Com a ampliação do orçamento, eventualmente a equipe de desenvolvimento aumenta em número e, assim, em uma grande produção, podemos pensar na diferenciação hierárquica entre o animador (itens 1 a 3) e o fotógrafo (item 4):

  1. animar os componentes fundamentais (exemplo: animação genérica de um personagem caminhando);
  2. animar os elementos compostos (exemplo: animar um personagens dentro da cena);
  3. animar o entorno (exemplo: animações contidas no cenário);
  4. por fim, a fotografia como sendo o ato de realizar a composição final da cena, que também preocupa-se com o aspecto dos elementos individualmente, mas sobretudo na cena globalmente.

Half-Life 2 (Valve Corporation, 2004)

Half-Life 2 – Lost Coast (Valve Corporation, 2004)

Para uma abordagem inicial, podemos distinguir dois tipos de atuação do diretor de fotografia para games: 1. fotografia para as animações de narração autônoma (cinemáticas não-interativas) e 2. fotografia para o gameplay, atuando nas composições do visual do ato interativo, ou seja, do jogo em si.

A primeira atuação é tradicional: equivale ao cargo de direção de fotografia para o cinema, teatro ou para publicidade. É na segunda atuação que reside o maior desafio do fotógrafo. Como na composição musical para videogames, a inclusão do elemento interativo exige um esforço exponencialmente maior para projetar e controlar a maioria das possibilidades.

Prever e controlar minimamente o resultado das cenas possíveis em um jogo de perspectiva em primeira pessoa é duplamente difícil: de um lado, o cenário deve ser planejado de tal forma que o aspecto das cenas seja belo, independentemente de qual vista o personagem se encontre; por outro lado, o jogador não deve perceber esta limitação e sentir a sensação de que tem controle da situação, quando na verdade isto é meramente uma ilusão criada no jogo, dado as restrições tecnológicas das produções contemporâneas.

Podemos, então, mencionar algumas das preocupações que podem ser tarefas do diretor de fotografia para videogames:

  • Usar a composição figurativa e cromática como linguagem de comunicação para transmitir uma mensagem, passar um clima ou insinuar algo.
  • Usar a iluminação não apenas funcional, mas como ferramenta estética e de dramatização.
  • Tratar da composição no preenchimento da cena, levando em consideração toda uma sequência.
  • Utilizar recursos como foco, profundidade de campo, iluminação, plano etc. para definir pontos de atenção.
  • Pensar no posicionamento da imagem, como por exemplo o uso de câmera alta/baixa, em para amplificar a dramaticidade.
  • Trabalhando conjuntamente com um editor de imagens, o fotógrafo pode criar os movimentos de câmera, pensando em como os elementos transitam pela cena equilibradamente, tomando cuidados específicos como, por exemplo, evitar que a animação não se torne nauseante ou repetitiva desnecessariamente.

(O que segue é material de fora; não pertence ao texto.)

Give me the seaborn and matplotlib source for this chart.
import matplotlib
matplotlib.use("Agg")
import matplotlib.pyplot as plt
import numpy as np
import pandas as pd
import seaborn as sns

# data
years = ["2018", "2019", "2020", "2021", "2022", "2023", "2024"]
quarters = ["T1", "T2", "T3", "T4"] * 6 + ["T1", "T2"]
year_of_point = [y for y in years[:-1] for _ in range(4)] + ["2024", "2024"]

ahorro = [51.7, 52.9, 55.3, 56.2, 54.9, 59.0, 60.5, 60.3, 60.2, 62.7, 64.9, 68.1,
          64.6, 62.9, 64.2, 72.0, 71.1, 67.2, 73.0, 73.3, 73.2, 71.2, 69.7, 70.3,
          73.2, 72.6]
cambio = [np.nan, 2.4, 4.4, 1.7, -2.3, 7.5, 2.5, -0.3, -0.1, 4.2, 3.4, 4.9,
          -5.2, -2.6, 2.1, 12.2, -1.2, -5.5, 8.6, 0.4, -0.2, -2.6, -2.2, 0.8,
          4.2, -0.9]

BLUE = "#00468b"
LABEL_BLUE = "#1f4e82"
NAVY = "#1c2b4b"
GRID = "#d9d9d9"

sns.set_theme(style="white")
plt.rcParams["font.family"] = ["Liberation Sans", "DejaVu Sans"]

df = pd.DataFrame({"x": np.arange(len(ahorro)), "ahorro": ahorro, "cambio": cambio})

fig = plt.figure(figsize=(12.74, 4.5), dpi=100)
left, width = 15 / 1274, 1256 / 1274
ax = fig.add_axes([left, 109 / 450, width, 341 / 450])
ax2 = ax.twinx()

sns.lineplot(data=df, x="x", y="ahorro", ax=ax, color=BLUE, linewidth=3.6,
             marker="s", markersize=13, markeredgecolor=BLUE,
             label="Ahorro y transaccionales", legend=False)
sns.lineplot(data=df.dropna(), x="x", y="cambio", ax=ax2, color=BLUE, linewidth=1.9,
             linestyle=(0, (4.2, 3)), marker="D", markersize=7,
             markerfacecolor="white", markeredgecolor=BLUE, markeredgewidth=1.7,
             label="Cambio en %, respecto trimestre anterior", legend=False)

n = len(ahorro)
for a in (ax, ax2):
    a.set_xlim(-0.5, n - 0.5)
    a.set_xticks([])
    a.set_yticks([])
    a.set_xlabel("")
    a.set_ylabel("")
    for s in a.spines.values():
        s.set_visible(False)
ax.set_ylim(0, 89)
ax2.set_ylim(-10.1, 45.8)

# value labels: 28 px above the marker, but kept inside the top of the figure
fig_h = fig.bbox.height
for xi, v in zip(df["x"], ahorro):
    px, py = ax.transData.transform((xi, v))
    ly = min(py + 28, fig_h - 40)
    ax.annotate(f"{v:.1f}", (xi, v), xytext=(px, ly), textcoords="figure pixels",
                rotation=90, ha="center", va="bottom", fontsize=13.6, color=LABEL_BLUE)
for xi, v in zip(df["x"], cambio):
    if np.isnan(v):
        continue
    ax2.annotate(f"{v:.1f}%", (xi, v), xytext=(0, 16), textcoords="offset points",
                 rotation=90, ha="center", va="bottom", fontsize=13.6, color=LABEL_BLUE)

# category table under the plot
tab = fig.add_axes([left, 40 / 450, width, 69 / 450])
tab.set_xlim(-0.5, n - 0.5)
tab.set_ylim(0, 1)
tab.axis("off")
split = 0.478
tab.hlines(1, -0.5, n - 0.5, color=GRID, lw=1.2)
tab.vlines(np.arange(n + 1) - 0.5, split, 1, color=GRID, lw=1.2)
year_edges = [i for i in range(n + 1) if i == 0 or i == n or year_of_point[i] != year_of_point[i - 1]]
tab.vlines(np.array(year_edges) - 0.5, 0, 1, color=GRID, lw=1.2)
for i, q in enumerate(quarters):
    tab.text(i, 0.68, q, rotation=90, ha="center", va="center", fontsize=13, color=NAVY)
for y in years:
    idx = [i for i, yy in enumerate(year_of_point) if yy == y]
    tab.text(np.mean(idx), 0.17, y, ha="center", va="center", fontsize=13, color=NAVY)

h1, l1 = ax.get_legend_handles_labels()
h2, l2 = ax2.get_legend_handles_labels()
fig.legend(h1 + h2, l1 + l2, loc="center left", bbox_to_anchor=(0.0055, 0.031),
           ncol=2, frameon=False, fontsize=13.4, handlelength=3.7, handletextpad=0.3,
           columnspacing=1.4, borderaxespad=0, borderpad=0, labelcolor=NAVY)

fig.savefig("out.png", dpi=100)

Como estamos tratando aqui de fotografia virtual, obviamente preocupações como tipo de lentes, abertura ou sensibilidade de filmes são elementos desconsiderados teoricamente. Estes princípios da fotografia analógica, no entanto, podem ser recriados com recursos digitais. No jogo Bioshock (2K Boston/Austrália, 2007), por exemplo, há momentos onde o personagem principal – ao passar por determinados locais – se depara com cenas que revelam-se como sendo memórias de um passado recente: um "flash" traz à tona imagens de personagens que ali viveram. Nestes momentos, a direção de fotografia modifica a atmosfera do cenário onde o personagem se localiza, tornando a cena monocromática e granulada. Este recurso técnico deixa claro que o que está sendo visto não pertence mais aquele momento no tempo e, ao personagem, basta observar.

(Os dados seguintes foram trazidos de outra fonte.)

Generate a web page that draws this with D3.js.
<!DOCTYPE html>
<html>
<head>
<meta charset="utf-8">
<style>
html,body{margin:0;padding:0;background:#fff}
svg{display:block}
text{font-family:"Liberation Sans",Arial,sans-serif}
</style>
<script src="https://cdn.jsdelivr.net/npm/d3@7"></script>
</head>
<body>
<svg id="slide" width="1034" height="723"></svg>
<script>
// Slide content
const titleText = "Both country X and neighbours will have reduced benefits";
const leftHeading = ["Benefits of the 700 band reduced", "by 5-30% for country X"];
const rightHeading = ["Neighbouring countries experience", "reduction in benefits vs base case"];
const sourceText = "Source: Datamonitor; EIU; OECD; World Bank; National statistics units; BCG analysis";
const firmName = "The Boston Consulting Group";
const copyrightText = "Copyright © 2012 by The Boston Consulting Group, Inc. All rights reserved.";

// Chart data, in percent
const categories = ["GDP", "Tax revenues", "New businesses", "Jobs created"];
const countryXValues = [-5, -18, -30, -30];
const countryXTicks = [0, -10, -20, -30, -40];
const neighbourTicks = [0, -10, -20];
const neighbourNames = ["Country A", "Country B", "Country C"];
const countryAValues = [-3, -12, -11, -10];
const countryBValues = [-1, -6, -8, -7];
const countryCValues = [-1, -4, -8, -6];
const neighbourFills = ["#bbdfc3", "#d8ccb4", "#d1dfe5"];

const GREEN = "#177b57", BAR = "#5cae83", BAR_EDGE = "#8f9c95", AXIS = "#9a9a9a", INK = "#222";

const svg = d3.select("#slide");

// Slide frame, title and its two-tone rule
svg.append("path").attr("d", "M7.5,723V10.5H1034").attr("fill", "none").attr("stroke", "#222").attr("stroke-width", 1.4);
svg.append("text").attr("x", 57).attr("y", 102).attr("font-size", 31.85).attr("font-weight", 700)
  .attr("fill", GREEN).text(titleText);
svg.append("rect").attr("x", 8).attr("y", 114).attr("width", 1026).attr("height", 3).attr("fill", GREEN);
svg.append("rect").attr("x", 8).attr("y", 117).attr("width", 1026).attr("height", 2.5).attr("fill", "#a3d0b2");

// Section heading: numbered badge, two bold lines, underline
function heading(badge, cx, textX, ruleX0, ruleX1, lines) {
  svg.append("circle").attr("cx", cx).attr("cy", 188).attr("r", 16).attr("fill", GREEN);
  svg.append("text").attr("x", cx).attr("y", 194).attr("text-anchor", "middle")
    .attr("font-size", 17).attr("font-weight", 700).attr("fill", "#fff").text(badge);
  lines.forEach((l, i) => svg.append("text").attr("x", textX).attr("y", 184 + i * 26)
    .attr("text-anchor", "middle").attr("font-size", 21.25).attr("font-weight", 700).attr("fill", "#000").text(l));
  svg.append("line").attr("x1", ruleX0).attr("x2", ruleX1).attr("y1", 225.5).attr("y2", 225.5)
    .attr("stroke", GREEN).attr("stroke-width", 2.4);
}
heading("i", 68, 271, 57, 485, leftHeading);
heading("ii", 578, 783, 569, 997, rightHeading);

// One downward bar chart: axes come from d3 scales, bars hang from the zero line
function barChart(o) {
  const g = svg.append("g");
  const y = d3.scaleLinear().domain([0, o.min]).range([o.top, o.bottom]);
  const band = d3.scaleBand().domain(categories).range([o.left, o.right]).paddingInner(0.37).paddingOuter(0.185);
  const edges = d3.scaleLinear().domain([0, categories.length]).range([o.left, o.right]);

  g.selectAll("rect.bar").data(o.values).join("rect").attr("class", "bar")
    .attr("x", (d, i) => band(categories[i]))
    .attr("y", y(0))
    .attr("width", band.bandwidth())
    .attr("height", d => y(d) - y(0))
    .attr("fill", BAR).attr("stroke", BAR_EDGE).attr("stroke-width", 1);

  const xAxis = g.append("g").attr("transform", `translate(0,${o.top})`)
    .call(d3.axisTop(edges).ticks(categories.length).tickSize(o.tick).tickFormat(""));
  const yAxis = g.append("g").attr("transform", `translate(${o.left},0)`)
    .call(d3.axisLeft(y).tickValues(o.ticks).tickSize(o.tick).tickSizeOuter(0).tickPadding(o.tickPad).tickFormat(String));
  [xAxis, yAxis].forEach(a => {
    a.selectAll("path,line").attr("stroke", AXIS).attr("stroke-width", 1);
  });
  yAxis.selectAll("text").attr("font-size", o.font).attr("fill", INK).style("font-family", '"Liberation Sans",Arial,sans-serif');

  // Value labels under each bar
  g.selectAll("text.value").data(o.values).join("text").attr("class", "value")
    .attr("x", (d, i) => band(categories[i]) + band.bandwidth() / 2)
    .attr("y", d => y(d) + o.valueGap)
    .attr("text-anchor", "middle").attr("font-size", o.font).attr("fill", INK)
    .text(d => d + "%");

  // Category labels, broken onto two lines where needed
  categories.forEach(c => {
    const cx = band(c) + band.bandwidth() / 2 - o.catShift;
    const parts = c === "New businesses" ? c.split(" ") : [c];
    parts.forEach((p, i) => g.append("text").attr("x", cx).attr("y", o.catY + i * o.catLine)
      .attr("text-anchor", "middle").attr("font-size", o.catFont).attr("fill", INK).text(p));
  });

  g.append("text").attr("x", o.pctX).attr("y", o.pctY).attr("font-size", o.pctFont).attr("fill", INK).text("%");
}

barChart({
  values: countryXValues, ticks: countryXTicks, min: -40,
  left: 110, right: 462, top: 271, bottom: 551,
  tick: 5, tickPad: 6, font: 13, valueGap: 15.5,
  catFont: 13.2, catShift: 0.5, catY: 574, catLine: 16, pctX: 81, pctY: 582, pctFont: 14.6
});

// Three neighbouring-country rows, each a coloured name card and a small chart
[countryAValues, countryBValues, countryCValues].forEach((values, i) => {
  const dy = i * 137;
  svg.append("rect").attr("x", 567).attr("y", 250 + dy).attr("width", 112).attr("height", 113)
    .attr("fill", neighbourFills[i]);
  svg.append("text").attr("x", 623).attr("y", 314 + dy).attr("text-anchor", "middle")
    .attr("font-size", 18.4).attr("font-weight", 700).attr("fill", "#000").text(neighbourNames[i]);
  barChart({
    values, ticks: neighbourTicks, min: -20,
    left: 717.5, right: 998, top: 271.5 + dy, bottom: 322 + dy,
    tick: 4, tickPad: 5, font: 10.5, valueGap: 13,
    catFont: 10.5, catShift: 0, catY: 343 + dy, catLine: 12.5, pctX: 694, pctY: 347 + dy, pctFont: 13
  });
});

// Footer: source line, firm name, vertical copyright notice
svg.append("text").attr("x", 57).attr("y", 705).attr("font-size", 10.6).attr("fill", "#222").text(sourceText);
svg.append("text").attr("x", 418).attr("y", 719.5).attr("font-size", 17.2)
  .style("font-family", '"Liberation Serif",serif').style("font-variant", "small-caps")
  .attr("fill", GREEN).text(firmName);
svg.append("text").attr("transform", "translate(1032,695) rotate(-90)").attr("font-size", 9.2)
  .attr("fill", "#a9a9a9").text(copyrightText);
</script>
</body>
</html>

Bioshock (2K Boston/Australia, 2007)

Resident Evil 5 (Capcom, 2009)

A fotografia pode ser atuante em jogos de primeira pessoa em inúmeras situações. Escurecimento da tela, imagens fora de foco, animação específicas de câmera como tremores, angulações irregulares, luzes de reflexo na lente, simulação de quedas, são alguns exemplos. Mais recentemente os novos motores de jogos tridimensionais incluem a redução da profundidade de campo em ocasiões especiais – um efeito de pós-renderização que borra elementos que estão distantes ou muito próximos, ou em outros casos, simplesmente mais às bordas – para oferecer mais um recurso estético, dramático na visão de primeira pessoa, e também ser uma mecânica visual indicial que direciona o cerne da atenção ao jogador.

Outro recurso visual usado para aumentar o efeito de realidade de algumas cenas é o uso do motion blur para indicar objetos em movimento rápido. Ele simula os casos de captação de imagens em velocidades mais baixas de obturador, no caso referencial da fotografia tradicional. Além da imagem estar “realmente” em movimento na tela do monitor, um efeito de borrar direcional é aplicado ao objeto, aumentando esta percepção.

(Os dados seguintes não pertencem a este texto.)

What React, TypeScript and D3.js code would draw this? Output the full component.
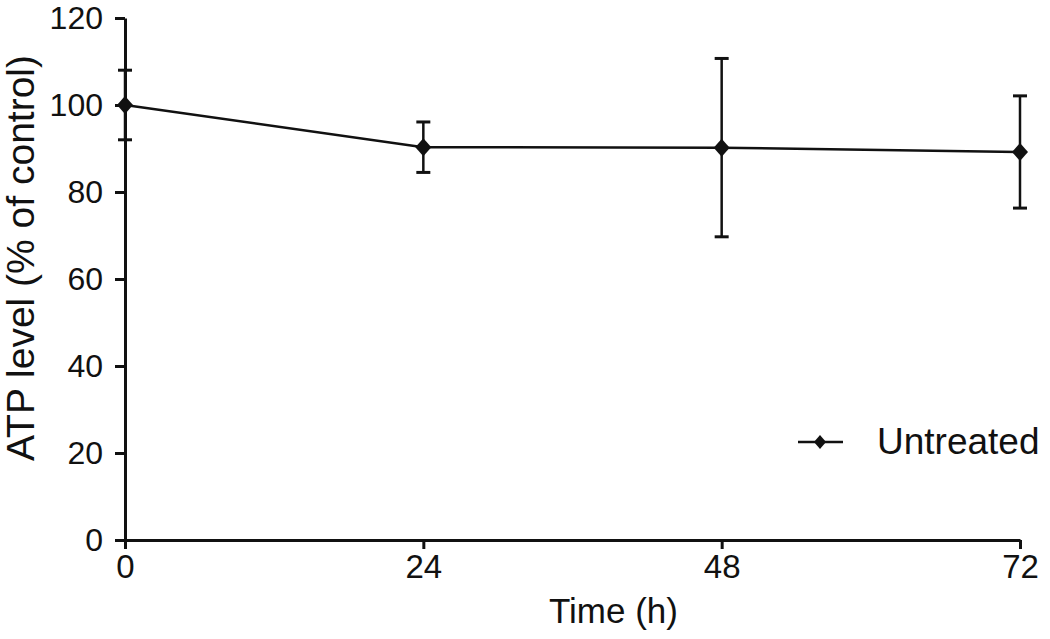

As bases da fotografia tradicional, então, são constantemente – e cada vez mais – referenciadas na direção de arte para jogos com perspectiva de primeira pessoa que, no desejo de proporcionar maior imersão ao jogador (não necessariamente sob o aspecto do fotorrealismo), traz à tona uma afinidade cultural acerca da iconografia de um produto eletrônico em franco amadurecimento – como os videogames – em relação a formas de expressão artísticas que o precedem.